Buying top growth stocks can be an excellent way to raise your portfolio's value over time. Investors often flock to businesses that are generating strong and impressive financial results. Dividend stocks might offer some more stability and plenty of recurring revenue, but the biggest gains often come from companies that are focused on long-term growth.

Two of the best growth stocks you could have owned over the past five years are e.l.f. Beauty (ELF 1.79%) and Broadcom (AVGO -0.62%). These businesses have performed exceptionally well, amassing some incredible gains in a fairly short time. But I'll look at why they can still rise higher in the years ahead.

e.l.f. Beauty

A growing brand in the cosmetics industry in recent years has been e.l.f., which has been popular in social media due to its more-attractively priced products. According to a Piper Sandler report from last year, e.l.f. was the top-rated cosmetics brand among U.S. teens.

And that popularity has propelled the stock to some incredible 487% returns over the past five years. Those gains would be even higher right now if not for the stock's recent sell-off; shares of e.l.f. are down 27% this year as investors worry about the economy and whether discretionary purchases such as cosmetics will remain strong.

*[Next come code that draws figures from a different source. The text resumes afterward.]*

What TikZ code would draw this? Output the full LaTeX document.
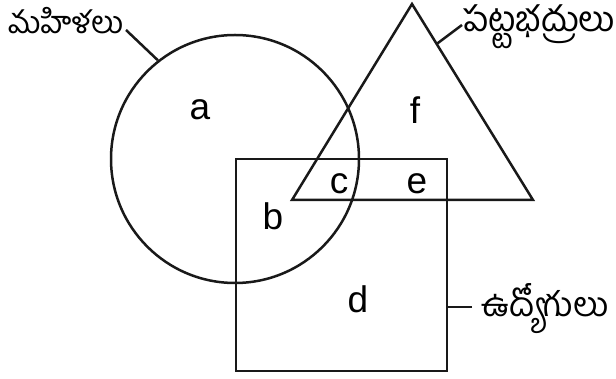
\documentclass[tikz,border=0pt]{standalone}
\usepackage{fontspec}
\usetikzlibrary{calc}
\setmainfont{Liberation Sans}
\newfontfamily\telugufont[Script=Telugu]{Hind Guntur}
\begin{document}
\begin{tikzpicture}[x=1pt,y=-1pt,
  setshape/.style={draw=black!90, line width=2.5pt},
  lead/.style={draw=black!90, line width=2.5pt},
  letter/.style={font=\fontsize{37}{37}\selectfont, inner sep=0pt},
  tel/.style={font=\telugufont\fontsize{#1}{#1}\selectfont, inner sep=0pt},
  tel/.default=35]
\useasboundingbox (0,0) rectangle (616,379);
% shapes
\node[setshape, circle, minimum size=248pt, inner sep=0pt] (M) at (235,159) {};
\node[setshape, rectangle, minimum width=211pt, minimum height=212pt, inner sep=0pt] (U) at (341.5,265) {};
\coordinate (T1) at (412,4);
\coordinate (T2) at (292,200);
\coordinate (T3) at (533,200);
\draw[setshape, line join=miter] (T1) -- (T2) -- (T3) -- cycle;
% region letters
\node[letter] (a) at (200,110) {a};
\node[letter] (f) at (415,110) {f};
\node[letter] (c) at (339,184) {c};
\node[letter] (e) at (417,184) {e};
\node[letter] (b) at (273,216) {b};
\node[letter] (d) at (358,299) {d};
% set names
\node[tel=31] (mn) at (66,21) {మహిళలు};
\node[tel=35] (pn) at (539,27) {పట్టభద్రులు};
\node[tel=34] (un) at (545,309) {ఉద్యోగులు};
% leaders
\coordinate (mL) at (126,30);
\coordinate (pL) at (462,25);
\coordinate (uL) at (472,307);
\coordinate (tS) at ($(T1)!0.204!(T3)$);
\draw[lead] (mL) -- (M.128);
\draw[lead] (pL) -- (tS);
\draw[lead] (uL) -- (U.east |- uL);
\end{tikzpicture}
\end{document}
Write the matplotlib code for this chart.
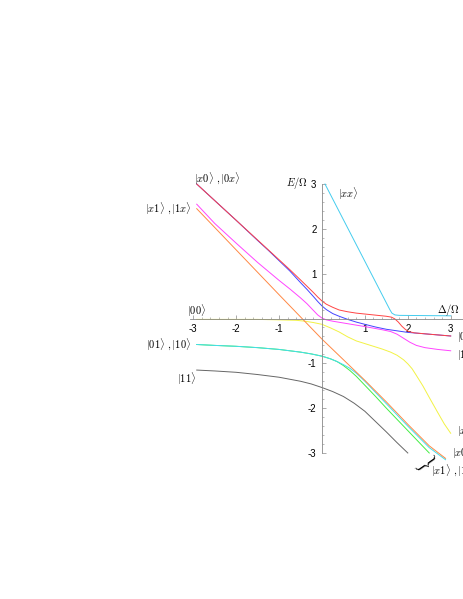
import matplotlib
matplotlib.use("Agg")
import matplotlib.pyplot as plt
from matplotlib.ticker import FixedLocator

plt.rcParams["mathtext.fontset"] = "cm"
plt.rcParams["font.family"] = ["Liberation Sans", "DejaVu Sans"]

# level curves (Delta/Omega, E/Omega)
red_d = [-2.92, -2.5, -2.0, -1.5, -1.25, -1.0, -0.75, -0.5, -0.35, -0.2, -0.1, 0.0,
         0.1, 0.25, 0.4, 0.6, 0.8, 1.0, 1.3, 1.5, 1.62, 1.7, 1.78, 1.86, 1.94, 2.02,
         2.15, 2.5, 3.0]
red_e = [3.0, 2.63, 2.19, 1.75, 1.53, 1.31, 1.09, 0.86, 0.72, 0.58, 0.48, 0.39,
         0.32, 0.25, 0.19, 0.15, 0.12, 0.10, 0.07, 0.05, 0.03, -0.01, -0.08, -0.17,
         -0.24, -0.29, -0.32, -0.35, -0.39]

blue_d = [-2.92, -2.5, -2.0, -1.5, -1.25, -1.0, -0.75, -0.5, -0.35, -0.2, -0.1, 0.0,
          0.1, 0.25, 0.4, 0.6, 0.8, 1.0, 1.25, 1.5, 2.0, 2.5, 3.0]
blue_e = [3.0, 2.63, 2.19, 1.74, 1.52, 1.29, 1.06, 0.8, 0.65, 0.49, 0.38, 0.28,
          0.2, 0.11, 0.05, -0.02, -0.08, -0.13, -0.19, -0.24, -0.31, -0.35, -0.39]

magenta_d = [-2.92, -2.5, -2.0, -1.5, -1.0, -0.75, -0.5, -0.35, -0.2, -0.1, 0.0, 0.1,
             0.25, 0.5, 1.0, 1.4, 1.6, 1.75, 1.9, 2.05, 2.2, 2.4, 2.7, 3.0]
magenta_e = [2.55, 2.12, 1.68, 1.25, 0.85, 0.66, 0.46, 0.33, 0.18, 0.08, 0.01, -0.03,
             -0.06, -0.1, -0.18, -0.25, -0.29, -0.35, -0.44, -0.53, -0.6, -0.65,
             -0.69, -0.72]

orange_d = [-2.92, -2.0, -1.0, 0.0, 0.5, 1.0, 1.5, 2.0, 2.5, 2.88]
orange_e = [2.45, 1.53, 0.53, -0.46, -0.92, -1.38, -1.86, -2.36, -2.84, -3.12]

yellow_d = [-2.92, -1.5, -1.0, -0.6, -0.4, -0.2, 0.0, 0.2, 0.4, 0.6, 0.8, 1.0, 1.2,
            1.4, 1.6, 1.75, 1.9, 2.0, 2.1, 2.2, 2.35, 2.5, 2.7, 2.85, 3.0]
yellow_e = [-0.02, -0.02, -0.03, -0.04, -0.06, -0.09, -0.13, -0.21, -0.3, -0.41,
            -0.5, -0.56, -0.62, -0.68, -0.75, -0.82, -0.92, -1.01, -1.12, -1.27,
            -1.5, -1.76, -2.1, -2.35, -2.56]

xx_d = [0.07, 1.58, 1.63, 1.7, 1.8, 3.0]
xx_e = [3.0, 0.2, 0.12, 0.08, 0.07, 0.06]

cyan_d = [-2.92, -2.5, -2.0, -1.5, -1.0, -0.5, -0.25, 0.0, 0.2, 0.35, 0.5, 0.65,
          0.8, 1.0, 1.25, 1.5, 2.0, 2.5, 2.88]
cyan_e = [-0.58, -0.6, -0.62, -0.65, -0.69, -0.75, -0.79, -0.84, -0.9, -0.96, -1.03,
          -1.11, -1.22, -1.4, -1.65, -1.9, -2.4, -2.88, -3.15]

green_d = [-2.92, -2.5, -2.0, -1.5, -1.0, -0.5, -0.25, 0.0, 0.2, 0.35, 0.5, 0.65,
           0.8, 1.0, 1.25, 1.5, 2.0, 2.5]
green_e = [-0.58, -0.6, -0.62, -0.65, -0.69, -0.75, -0.79, -0.84, -0.9, -0.96, -1.05,
           -1.16, -1.29, -1.49, -1.74, -2.0, -2.5, -3.0]

gray_d = [-2.92, -2.5, -2.0, -1.5, -1.0, -0.5, -0.25, 0.0, 0.25, 0.5, 0.75, 1.0,
          1.25, 1.5, 1.75, 2.0]
gray_e = [-1.15, -1.17, -1.2, -1.25, -1.31, -1.4, -1.46, -1.54, -1.63, -1.74, -1.89,
          -2.07, -2.3, -2.53, -2.77, -3.0]

tick_vals = [-3, -2, -1, 1, 2, 3]
tick_labels = ["-3", "-2", "-1", "1", "2", "3"]
minor_vals = [i / 5 for i in range(-15, 16)]

fig = plt.figure(figsize=(4.63, 5.99), dpi=100)
ax = fig.add_axes([0, 0, 1, 1])

lw = 0.7
ax.plot(green_d, green_e, color="#44ee44", lw=lw)
ax.plot(cyan_d, cyan_e, color="#44ddee", lw=lw)
ax.plot(gray_d, gray_e, color="#666666", lw=lw)
ax.plot(yellow_d, yellow_e, color="#f2f244", lw=lw)
ax.plot(orange_d, orange_e, color="#ff8844", lw=lw)
ax.plot(magenta_d, magenta_e, color="#ff44ff", lw=lw)
ax.plot(blue_d, blue_e, color="#4444ff", lw=lw)
ax.plot(red_d, red_e, color="#ff4444", lw=lw)
ax.plot(xx_d, xx_e, color="#44ccee", lw=lw)

# axes through the origin, Mathematica style
for side in ("top", "right"):
    ax.spines[side].set_visible(False)
ax.spines["left"].set_position(("data", 0))
ax.spines["bottom"].set_position(("data", 0))
ax.spines["left"].set_bounds(-3, 3)
ax.spines["bottom"].set_bounds(-3.07, 3.287)
for side in ("left", "bottom"):
    ax.spines[side].set_color("#888888")
    ax.spines[side].set_linewidth(0.6)

ax.xaxis.set_major_locator(FixedLocator(tick_vals))
ax.yaxis.set_major_locator(FixedLocator(tick_vals))
ax.set_xticklabels(tick_labels)
ax.set_yticklabels(tick_labels)
ax.xaxis.set_minor_locator(FixedLocator(minor_vals))
ax.yaxis.set_minor_locator(FixedLocator(minor_vals))
ax.tick_params(which="major", direction="in", length=3, width=0.5,
               color="#888888", labelsize=7, pad=4)
ax.tick_params(which="minor", direction="in", length=1.5, width=0.4,
               color="#888888")
ax.set_xlim(-7.506, 3.287)
ax.set_ylim(-6.257, 7.105)

fs = 7.5
ax.text(-0.33, 3.02, r"$E/\Omega$", ha="right", va="center", fontsize=fs)
ax.text(2.68, 0.19, r"$\Delta/\Omega$", ha="left", va="center", fontsize=fs)

ax.text(-2.98, 3.13, r"$|x0\rangle\ ,|0x\rangle$", ha="left", va="center", fontsize=fs)
ax.text(-3.05, 2.46, r"$|x1\rangle\ ,|1x\rangle$", ha="right", va="center", fontsize=fs)
ax.text(-3.15, 0.17, r"$|00\rangle$", ha="left", va="center", fontsize=fs)
ax.text(-3.05, -0.57, r"$|01\rangle\ ,|10\rangle$", ha="right", va="center", fontsize=fs)
ax.text(-2.94, -1.35, r"$|11\rangle$", ha="right", va="center", fontsize=fs)
ax.text(0.37, 2.78, r"$|xx\rangle$", ha="left", va="center", fontsize=fs)
# right-hand labels run off the edge, as in the reference
ax.text(3.15, -0.39, r"$|0x\rangle\ ,|x0\rangle$", ha="left", va="center", fontsize=fs)
ax.text(3.15, -0.81, r"$|1x\rangle$", ha="left", va="center", fontsize=fs)
ax.text(3.15, -2.51, r"$|xx\rangle$", ha="left", va="center", fontsize=fs)
ax.text(3.03, -2.98, r"$|x0\rangle\ ,|0x\rangle$", ha="left", va="center", fontsize=fs)
ax.text(2.4, -3.22, r"$\}$", ha="center", va="center", fontsize=14, rotation=-55)
ax.text(2.54, -3.38, r"$|x1\rangle\ ,|1x\rangle$", ha="left", va="center", fontsize=fs)

fig.savefig("out.png", dpi=100)
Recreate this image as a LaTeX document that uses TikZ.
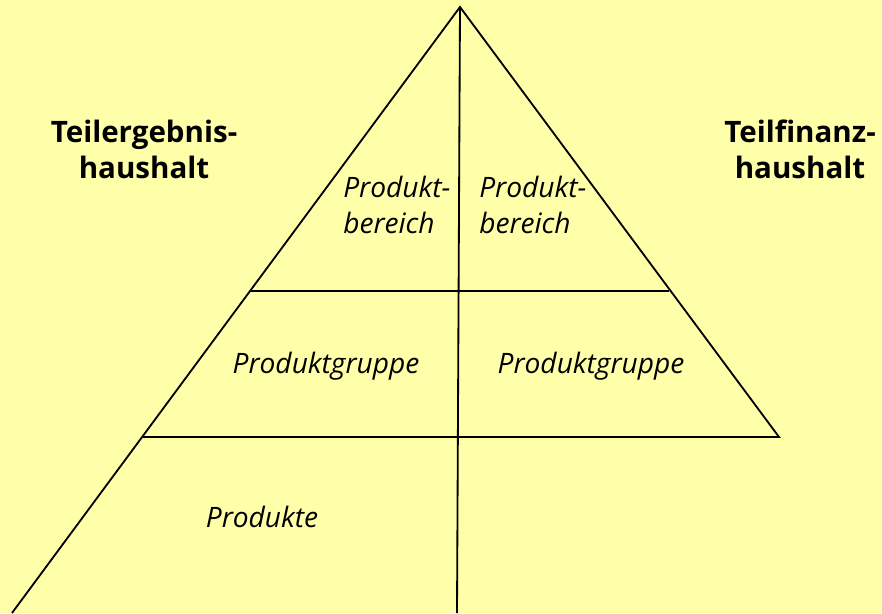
\documentclass[tikz,border=0pt]{standalone}
\usepackage{fontspec}
\setmainfont{Open Sans}
\definecolor{bgyellow}{RGB}{255,255,170}
\tikzset{
  haus/.style={font=\fontsize{21}{25.6}\selectfont\bfseries,align=center,inner sep=0pt,anchor=base},
  prod/.style={font=\fontsize{20}{25}\selectfont\itshape,inner sep=0pt,anchor=base},
  edge/.style={line width=1.3pt,color=black}
}
\begin{document}
\begin{tikzpicture}[x=0.025cm,y=-0.025cm]
\fill[bgyellow] (0,0) rectangle (882,613);
\useasboundingbox (0,0) rectangle (882,613);
\coordinate (A) at (460,7);
\coordinate (L1) at (250,291);
\coordinate (R1) at (669,291);
\coordinate (L2) at (142,437);
\coordinate (R2) at (779,437);
\coordinate (LB) at (12,613);
\coordinate (MB) at (457,613);
\draw[edge] (LB)--(A)--(R2)--(L2);
\draw[edge] (L1)--(R1);
\draw[edge] (A)--(MB);
\node[haus] (teh) at (144,178) {Teilergebnis-\\haushalt};
\node[haus] (tfh) at (800,178) {Teilfinanz-\\haushalt};
\node[prod,anchor=base west,align=left] (pbl) at (343,233) {Produkt-\\bereich};
\node[prod,anchor=base west,align=left] (pbr) at (479,233) {Produkt-\\bereich};
\node[prod] (pgl) at (326,373) {Produktgruppe};
\node[prod] (pgr) at (591,373) {Produktgruppe};
\node[prod] (pro) at (262,527) {Produkte};
\end{tikzpicture}
\end{document}
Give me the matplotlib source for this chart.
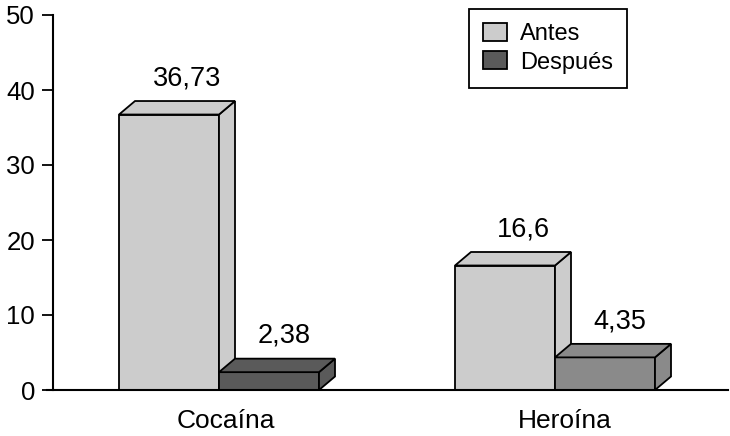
import numpy as np
import matplotlib.pyplot as plt
from matplotlib.patches import Polygon, Patch

plt.rcParams['font.family'] = ['Liberation Sans', 'DejaVu Sans']

categorias = ['Cocaína', 'Heroína']
antes = [36.73, 16.6]
despues = [2.38, 4.35]
etiquetas_antes = ['36,73', '16,6']
etiquetas_despues = ['2,38', '4,35']

col_antes = '#cccccc'
col_despues = ['#5a5a5a', '#8a8a8a']

fig = plt.figure(figsize=(7.3, 4.36), dpi=100)
ax = fig.add_axes([53/730, 46/436, 675/730, 375/436])
ax.set_xlim(0, 6.75)
ax.set_ylim(0, 50)

w = 1.0
dx, dy = 0.16, 1.8
inicio = [0.66, 4.02]


def barra3d(x0, h, color):
    ax.bar(x0, h, width=w, align='edge', color=color, edgecolor='black',
           linewidth=1.3, zorder=3)
    lado = [(x0 + w, 0), (x0 + w + dx, dy), (x0 + w + dx, h + dy), (x0 + w, h)]
    tapa = [(x0, h), (x0 + dx, h + dy), (x0 + w + dx, h + dy), (x0 + w, h)]
    for pts in (lado, tapa):
        ax.add_patch(Polygon(pts, closed=True, facecolor=color, edgecolor='black',
                             linewidth=1.3, zorder=3, clip_on=False))


for i in range(len(categorias)):
    x0 = inicio[i]
    barra3d(x0, antes[i], col_antes)
    ax.annotate(etiquetas_antes[i], (x0 + w / 2 + 0.18, antes[i] + dy),
                xytext=(0, 7), textcoords='offset points', ha='center',
                va='bottom', fontsize=19.5)
    x1 = x0 + w
    barra3d(x1, despues[i], col_despues[i])
    ax.annotate(etiquetas_despues[i], (x1 + w / 2 + 0.15, despues[i] + dy),
                xytext=(0, 7), textcoords='offset points', ha='center',
                va='bottom', fontsize=19.5)

ax.plot([-0.06, 6.75], [0, 0], color='black', linewidth=1.5, clip_on=False, zorder=4)

for s in ['top', 'right', 'bottom']:
    ax.spines[s].set_visible(False)
ax.spines['left'].set_linewidth(1.5)

ax.set_yticks([0, 10, 20, 30, 40, 50])
ax.tick_params(axis='y', length=8, width=1.3, labelsize=18.5, pad=5)
ax.set_xticks([inicio[0] + w + 0.07, inicio[1] + w + 0.1])
ax.set_xticklabels(categorias)
ax.tick_params(axis='x', length=0, labelsize=19, pad=14)

handles = [Patch(facecolor=col_antes, edgecolor='black', linewidth=1.3, label='Antes'),
           Patch(facecolor=col_despues[0], edgecolor='black', linewidth=1.3, label='Después')]
leg = fig.legend(handles=handles, loc='upper left', bbox_to_anchor=(469/730, 1 - 9/436),
                 fontsize=17, fancybox=False, edgecolor='black', framealpha=1,
                 handlelength=1.0, handleheight=0.8, handletextpad=0.55,
                 borderpad=0.6, labelspacing=0.25, borderaxespad=0)
leg.get_frame().set_linewidth(1.3)

fig.savefig('out.png', dpi=100)
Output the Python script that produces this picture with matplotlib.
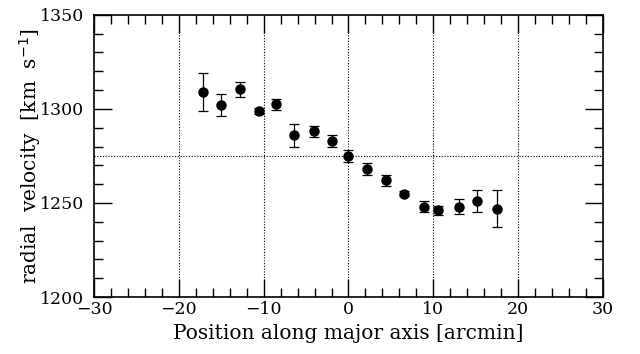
import numpy as np
import matplotlib.pyplot as plt
from matplotlib.ticker import MultipleLocator

# Data
position = [-17.1, -15.0, -12.8, -10.5, -8.6, -6.4, -4.1, -2.0, 0.0,
            2.2, 4.4, 6.6, 8.9, 10.6, 13.0, 15.2, 17.5]
velocity = [1309, 1302, 1310.5, 1299, 1302.5, 1286, 1288, 1283, 1275,
            1268, 1262, 1255, 1248, 1246, 1248, 1251, 1247]
vel_err = [10, 6, 4, 1.5, 3, 6, 3, 3, 3,
           3, 3, 1.5, 3, 2.5, 4, 6, 10]
systemic = 1275
grid_x = [-20, -10, 0, 10, 20]

plt.rcParams['font.family'] = ['DejaVu Serif']

fig = plt.figure(figsize=(6.4, 3.54), dpi=100)
ax = fig.add_axes([0.147, 0.161, 0.795, 0.797])

# dotted guide lines
for gx in grid_x:
    ax.axvline(gx, color="black", linewidth=0.8, linestyle=(0, (1, 1.5)), zorder=1)
ax.axhline(systemic, color="black", linewidth=0.8, linestyle=(0, (1, 1.5)), zorder=1)

ax.errorbar(position, velocity, yerr=vel_err, fmt="o", color="black",
            markersize=6.5, elinewidth=0.9, capsize=3.5, capthick=0.9, zorder=3)

ax.set_xlim(-30, 30)
ax.set_ylim(1200, 1350)
ax.xaxis.set_major_locator(MultipleLocator(10))
ax.xaxis.set_minor_locator(MultipleLocator(2))
ax.yaxis.set_major_locator(MultipleLocator(50))
ax.yaxis.set_minor_locator(MultipleLocator(10))
ax.tick_params(which="both", direction="in", top=True, right=True,
               labelsize=12.5, width=1)
ax.tick_params(which="major", length=13)
ax.tick_params(which="minor", length=6.5)
ax.tick_params(axis="y", which="both", pad=7)
ax.tick_params(axis="x", which="both", pad=3)
for s in ax.spines.values():
    s.set_linewidth(1.2)

ax.set_xlabel("Position along major axis [arcmin]", fontsize=14.5, labelpad=4)
ax.set_ylabel(r"radial  velocity  [km  s$^{-1}$]", fontsize=14.5, labelpad=-2)

fig.savefig("out.png", dpi=100)
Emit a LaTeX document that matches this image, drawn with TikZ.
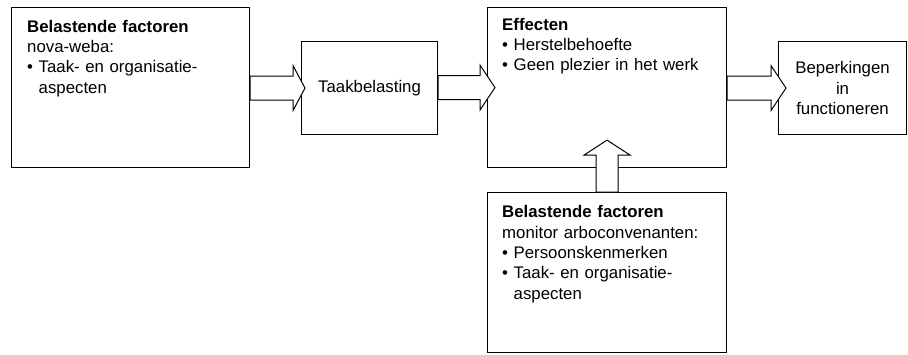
\documentclass[tikz,border=0pt]{standalone}
\usepackage{fontspec}
\setmainfont{Liberation Sans}
\usetikzlibrary{calc}
\newcommand\bul{\makebox[11.5pt][l]{\textbullet}}
\newcommand\hangsp{\hspace*{11.5pt}}
\newcommand\harrow[3]{%
  \draw[barrow] let \p1=(#1), \p2=(#2) in
  (\x1,\y2+12pt) -- (\x2-#3,\y2+12pt) -- (\x2-#3,\y2+22.5pt) -- (\x2,\y2)
  -- (\x2-#3,\y2-22.5pt) -- (\x2-#3,\y2-12pt) -- (\x1,\y2-12pt) -- cycle;}
\begin{document}
\begin{tikzpicture}[x=1pt,y=-1pt,
  box/.style={draw, line width=1.1pt, fill=white, inner sep=0pt, anchor=north west,
    font=\fontsize{16.8}{20.4}\selectfont, align=center},
  txt/.style={anchor=base west, inner sep=0pt, text width=220pt, align=left,
    font=\fontsize{16.8}{20.4}\selectfont},
  barrow/.style={draw, line width=1pt, fill=white, line join=miter}]
\useasboundingbox (0,0) rectangle (908,354);
\node[box, minimum width=238pt, minimum height=160pt] (b1) at (11,7) {};
\node[box, minimum width=136pt, minimum height=93pt] (b2) at (301,41) {Taakbelasting};
\node[box, minimum width=239pt, minimum height=160pt] (b3) at (487,7) {};
\node[box, minimum width=128pt, minimum height=93pt] (b4) at (778,41) {Beperkingen\\in\\functioneren};
\node[box, minimum width=239pt, minimum height=160pt] (b5) at (487,192) {};

\node[txt] (t1) at ($(b1.north west)+(16,25)$)
  {\textbf{Belastende factoren}\\nova-weba:\\\bul Taak- en organisatie-\\\hangsp aspecten};
\node[txt] (t3) at ($(b3.north west)+(15,23)$)
  {\textbf{Effecten}\\\bul Herstelbehoefte\\\bul Geen plezier in het werk};
\node[txt] (t5) at ($(b5.north west)+(15,25.7)$)
  {\textbf{Belastende factoren}\\monitor arboconvenanten:\\\bul Persoonskenmerken\\\bul Taak- en organisatie-\\\hangsp aspecten};

\harrow{b1.east}{$(b2.west)+(4,0)$}{12pt}
\harrow{b2.east}{$(b3.west)+(8,0)$}{15pt}
\harrow{b3.east}{$(b4.west)+(8,0)$}{15pt}
\draw[barrow] let \p1=(b5.north), \p2=($(b3.south)+(0,-28)$) in
  (\x2-11pt,\y1) -- (\x2-11pt,\y2-15pt) -- (\x2-23pt,\y2-15pt) -- (\x2,\y2)
  -- (\x2+23pt,\y2-15pt) -- (\x2+11pt,\y2-15pt) -- (\x2+11pt,\y1) -- cycle;
\end{tikzpicture}
\end{document}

But e.l.f. is doing well, with the company generating $122.2 million in profit over the trailing 12 months. In previous years, the company wouldn't generate even half that amount. Meanwhile, the business remains on a tear.

Revenue for its most recent quarter (which ended on June 30) totaled $324.5 million and rose by an impressive rate of 50% when compared to the prior-year period. And that was the 22nd consecutive quarter in which the company has generated net sales growth.

This company still has a lot left in the tank, and even if its growth rate falls due to a harder economy, it could have a resurgence due to its popularity with younger consumers. At 32 times its estimated future profits, this might not seem like a terribly cheap stock right now. But if you're willing to hang on for the long term, you might be able to generate some terrific returns from e.l.f. since it still has plenty of potential.

Broadcom

Another hot stock to own in recent years has been Broadcom. The semiconductor company has been riding the artificial intelligence (AI) wave of late, and its five-year returns come in at 528% as of this writing.

Given its important role in AI, there's reason to remain bullish on the business. Businesses need the proper infrastructure to help develop next-gen technologies, including chatbots.

Broadcom CEO Hock Tan expects that revenue from AI chips and parts will total $12 billion for the current fiscal year, which ends this month. That would be roughly one-quarter of its top line since the company's quarterly revenue for its most recent period, which ended on Aug. 4, was $13.1 billion.

Sales were up 47% last quarter, and with the AI race still in its early innings and Broadcom proving to be a key player in it, this is a stock that still has a lot of upside.

What's appealing about Broadcom is that the stock may still be a bit of a modest buy as it trades at a forward price-to-earnings multiple of 29 (based on analyst estimates), which may not be all that expensive for an artificial intelligence stock with so much growth potential; AI stocks often trade at higher valuations. Given the promising opportunities for the business, it's hard to not like Broadcom in the long run.